## [Set exercise]
Repeat the material below exactly, with no pictures.

-----

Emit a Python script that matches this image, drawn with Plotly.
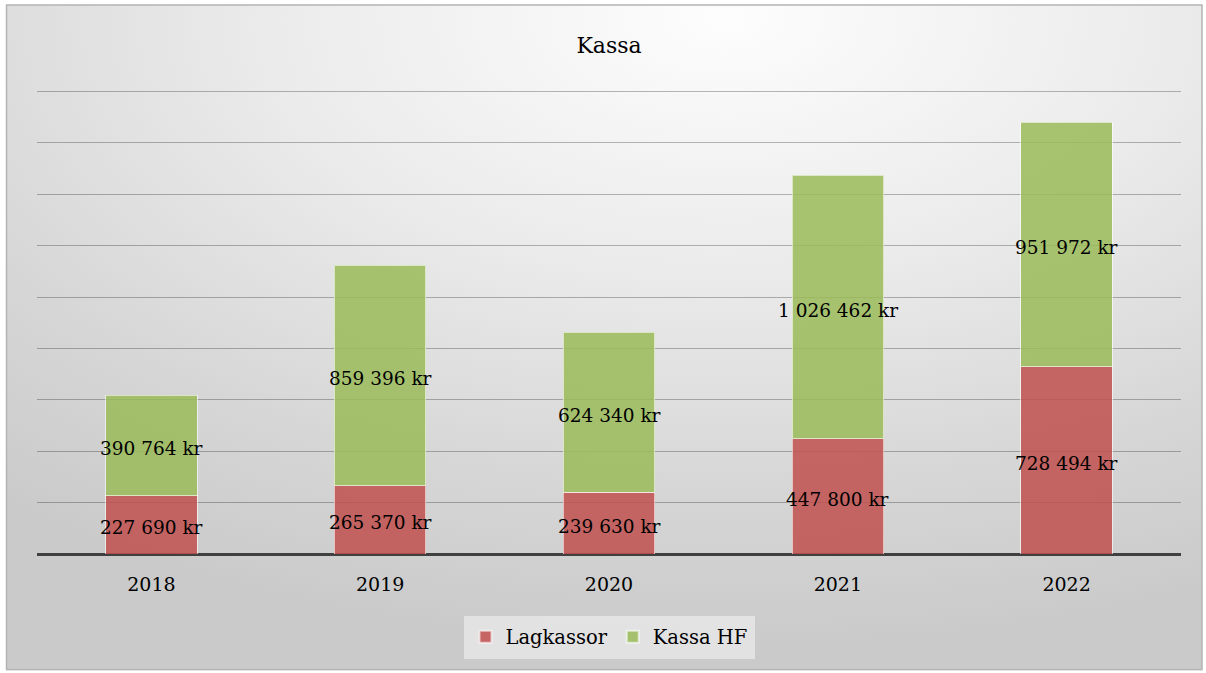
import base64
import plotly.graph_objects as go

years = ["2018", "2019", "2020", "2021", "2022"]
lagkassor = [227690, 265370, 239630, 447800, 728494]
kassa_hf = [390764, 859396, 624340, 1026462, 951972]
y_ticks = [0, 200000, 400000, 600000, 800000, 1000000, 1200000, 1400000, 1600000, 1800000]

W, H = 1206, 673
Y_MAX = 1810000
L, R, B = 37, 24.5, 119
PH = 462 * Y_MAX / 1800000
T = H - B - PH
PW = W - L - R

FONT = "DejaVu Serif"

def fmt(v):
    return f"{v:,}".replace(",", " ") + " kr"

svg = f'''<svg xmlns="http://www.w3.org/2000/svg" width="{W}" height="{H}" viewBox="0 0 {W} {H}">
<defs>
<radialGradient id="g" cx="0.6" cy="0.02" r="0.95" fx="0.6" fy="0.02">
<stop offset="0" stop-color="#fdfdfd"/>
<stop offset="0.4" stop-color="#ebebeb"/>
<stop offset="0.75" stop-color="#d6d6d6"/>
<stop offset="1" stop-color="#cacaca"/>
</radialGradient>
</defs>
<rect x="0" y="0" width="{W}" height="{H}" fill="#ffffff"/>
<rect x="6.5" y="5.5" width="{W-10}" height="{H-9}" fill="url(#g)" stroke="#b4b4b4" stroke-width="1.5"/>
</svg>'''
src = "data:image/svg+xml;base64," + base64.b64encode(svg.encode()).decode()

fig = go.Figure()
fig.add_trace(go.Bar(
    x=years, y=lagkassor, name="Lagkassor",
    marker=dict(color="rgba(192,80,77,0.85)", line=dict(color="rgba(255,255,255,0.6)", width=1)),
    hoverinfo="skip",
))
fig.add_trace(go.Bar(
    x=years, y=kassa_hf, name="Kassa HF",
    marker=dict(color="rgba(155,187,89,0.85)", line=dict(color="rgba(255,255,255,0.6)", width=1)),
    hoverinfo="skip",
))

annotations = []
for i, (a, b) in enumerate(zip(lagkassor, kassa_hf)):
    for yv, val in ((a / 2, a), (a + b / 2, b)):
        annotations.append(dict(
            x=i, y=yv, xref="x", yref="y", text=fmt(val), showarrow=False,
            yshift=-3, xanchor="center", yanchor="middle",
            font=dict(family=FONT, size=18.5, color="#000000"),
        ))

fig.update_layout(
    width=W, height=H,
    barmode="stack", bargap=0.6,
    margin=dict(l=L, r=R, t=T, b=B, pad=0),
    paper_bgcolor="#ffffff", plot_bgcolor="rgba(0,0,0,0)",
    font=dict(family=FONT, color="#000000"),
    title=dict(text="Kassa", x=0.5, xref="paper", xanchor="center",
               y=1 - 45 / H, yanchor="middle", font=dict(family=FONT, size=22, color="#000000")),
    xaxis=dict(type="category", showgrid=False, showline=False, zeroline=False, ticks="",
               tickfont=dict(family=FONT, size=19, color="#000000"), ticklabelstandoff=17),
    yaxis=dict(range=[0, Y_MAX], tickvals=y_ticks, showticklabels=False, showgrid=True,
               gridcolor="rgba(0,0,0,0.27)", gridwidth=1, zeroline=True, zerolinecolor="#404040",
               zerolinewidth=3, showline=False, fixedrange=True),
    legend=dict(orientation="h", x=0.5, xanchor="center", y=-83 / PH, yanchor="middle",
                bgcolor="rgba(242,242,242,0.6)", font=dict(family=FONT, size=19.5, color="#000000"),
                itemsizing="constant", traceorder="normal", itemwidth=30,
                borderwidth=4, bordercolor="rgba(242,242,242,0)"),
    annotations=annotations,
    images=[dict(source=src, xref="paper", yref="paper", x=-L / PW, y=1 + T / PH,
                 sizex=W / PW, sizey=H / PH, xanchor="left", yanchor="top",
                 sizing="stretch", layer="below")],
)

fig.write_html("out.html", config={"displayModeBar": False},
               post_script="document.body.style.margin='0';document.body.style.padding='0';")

-----

## [Expected answer]
Emit a Python script that matches this image, drawn with Plotly.
import base64
import plotly.graph_objects as go

years = ["2018", "2019", "2020", "2021", "2022"]
lagkassor = [227690, 265370, 239630, 447800, 728494]
kassa_hf = [390764, 859396, 624340, 1026462, 951972]
y_ticks = [0, 200000, 400000, 600000, 800000, 1000000, 1200000, 1400000, 1600000, 1800000]

W, H = 1206, 673
Y_MAX = 1810000
L, R, B = 37, 24.5, 119
PH = 462 * Y_MAX / 1800000
T = H - B - PH
PW = W - L - R

FONT = "DejaVu Serif"

def fmt(v):
    return f"{v:,}".replace(",", " ") + " kr"

svg = f'''<svg xmlns="http://www.w3.org/2000/svg" width="{W}" height="{H}" viewBox="0 0 {W} {H}">
<defs>
<radialGradient id="g" cx="0.6" cy="0.02" r="0.95" fx="0.6" fy="0.02">
<stop offset="0" stop-color="#fdfdfd"/>
<stop offset="0.4" stop-color="#ebebeb"/>
<stop offset="0.75" stop-color="#d6d6d6"/>
<stop offset="1" stop-color="#cacaca"/>
</radialGradient>
</defs>
<rect x="0" y="0" width="{W}" height="{H}" fill="#ffffff"/>
<rect x="6.5" y="5.5" width="{W-10}" height="{H-9}" fill="url(#g)" stroke="#b4b4b4" stroke-width="1.5"/>
</svg>'''
src = "data:image/svg+xml;base64," + base64.b64encode(svg.encode()).decode()

fig = go.Figure()
fig.add_trace(go.Bar(
    x=years, y=lagkassor, name="Lagkassor",
    marker=dict(color="rgba(192,80,77,0.85)", line=dict(color="rgba(255,255,255,0.6)", width=1)),
    hoverinfo="skip",
))
fig.add_trace(go.Bar(
    x=years, y=kassa_hf, name="Kassa HF",
    marker=dict(color="rgba(155,187,89,0.85)", line=dict(color="rgba(255,255,255,0.6)", width=1)),
    hoverinfo="skip",
))

annotations = []
for i, (a, b) in enumerate(zip(lagkassor, kassa_hf)):
    for yv, val in ((a / 2, a), (a + b / 2, b)):
        annotations.append(dict(
            x=i, y=yv, xref="x", yref="y", text=fmt(val), showarrow=False,
            yshift=-3, xanchor="center", yanchor="middle",
            font=dict(family=FONT, size=18.5, color="#000000"),
        ))

fig.update_layout(
    width=W, height=H,
    barmode="stack", bargap=0.6,
    margin=dict(l=L, r=R, t=T, b=B, pad=0),
    paper_bgcolor="#ffffff", plot_bgcolor="rgba(0,0,0,0)",
    font=dict(family=FONT, color="#000000"),
    title=dict(text="Kassa", x=0.5, xref="paper", xanchor="center",
               y=1 - 45 / H, yanchor="middle", font=dict(family=FONT, size=22, color="#000000")),
    xaxis=dict(type="category", showgrid=False, showline=False, zeroline=False, ticks="",
               tickfont=dict(family=FONT, size=19, color="#000000"), ticklabelstandoff=17),
    yaxis=dict(range=[0, Y_MAX], tickvals=y_ticks, showticklabels=False, showgrid=True,
               gridcolor="rgba(0,0,0,0.27)", gridwidth=1, zeroline=True, zerolinecolor="#404040",
               zerolinewidth=3, showline=False, fixedrange=True),
    legend=dict(orientation="h", x=0.5, xanchor="center", y=-83 / PH, yanchor="middle",
                bgcolor="rgba(242,242,242,0.6)", font=dict(family=FONT, size=19.5, color="#000000"),
                itemsizing="constant", traceorder="normal", itemwidth=30,
                borderwidth=4, bordercolor="rgba(242,242,242,0)"),
    annotations=annotations,
    images=[dict(source=src, xref="paper", yref="paper", x=-L / PW, y=1 + T / PH,
                 sizex=W / PW, sizey=H / PH, xanchor="left", yanchor="top",
                 sizing="stretch", layer="below")],
)

fig.write_html("out.html", config={"displayModeBar": False},
               post_script="document.body.style.margin='0';document.body.style.padding='0';")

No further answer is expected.